Scientists have identified two active chemicals in pau d’arco. These chemicals are called naphthoquinones: lapachol and beta-lapachone. In lab tests, these chemicals kill some bacteria, fungi, viruses, and parasites. They also have anti-inflammatory properties. But no one knows whether they will have the same effects when humans take them, and the usual dose required would have severe, toxic side effects.
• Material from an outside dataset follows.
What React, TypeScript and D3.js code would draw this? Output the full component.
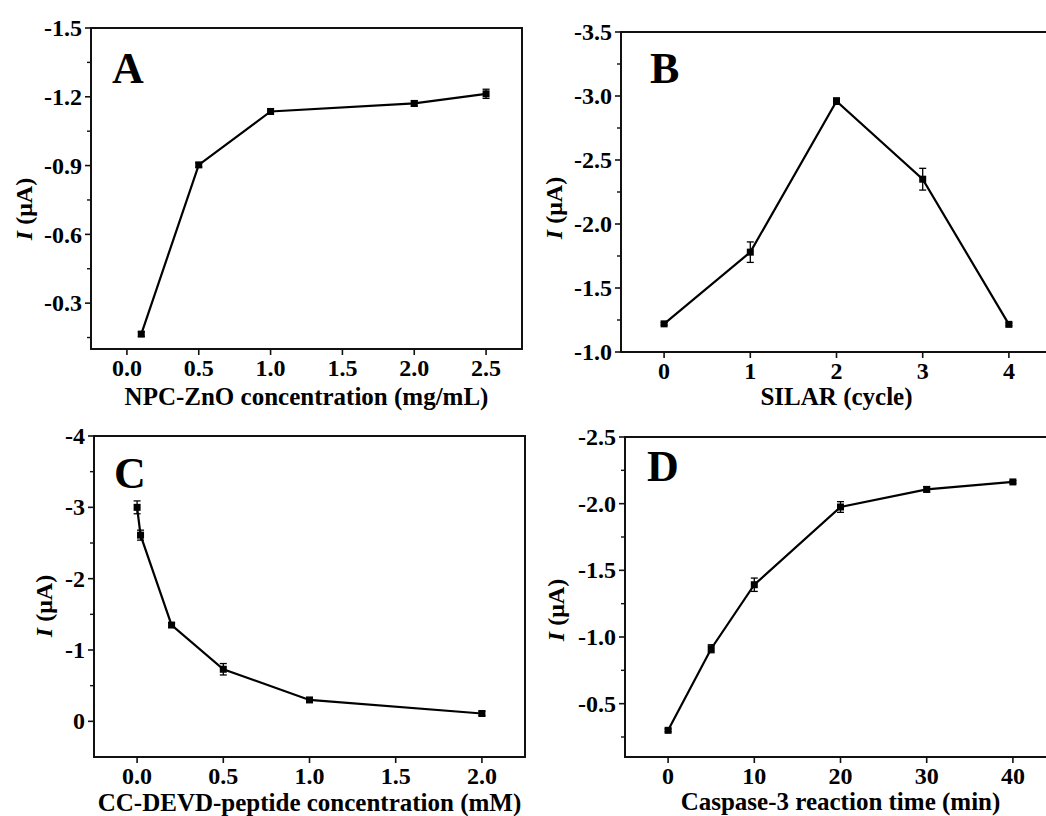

Pau d’arco is sometimes used for the following conditions, although there is no evidence it works:
Candidiasis (a vaginal or oral yeast infection)
Herpes simplex virus
Parasitic diseases, such as schistosomiasis
Bacterial infections, such as brucellosis
Test tube and animal studies have looked at whether pau d’arco has any effect on cancer. These tests have shown mixed results. Even in studies where pau d’arco does reduce the number of cancer cells, the amounts used would be toxic to humans.
The same is true of some of the doses that might be needed to kill bacteria or viruses. For this reason, you should take pau d’arco only under your health care provider’s supervision.
The pau d’arco tree is an evergreen tree that grows in the warm parts of Central and South America. It is a broad leaf evergreen that grows to a height of 125 feet and has pink-to-violet colored flowers. The tree’s extremely hard wood makes it resistant to disease and decay. The inner bark of the tree is used medicinally. In recent years there has been an increasing demand for pau d’arco, causing the trees to be endangered.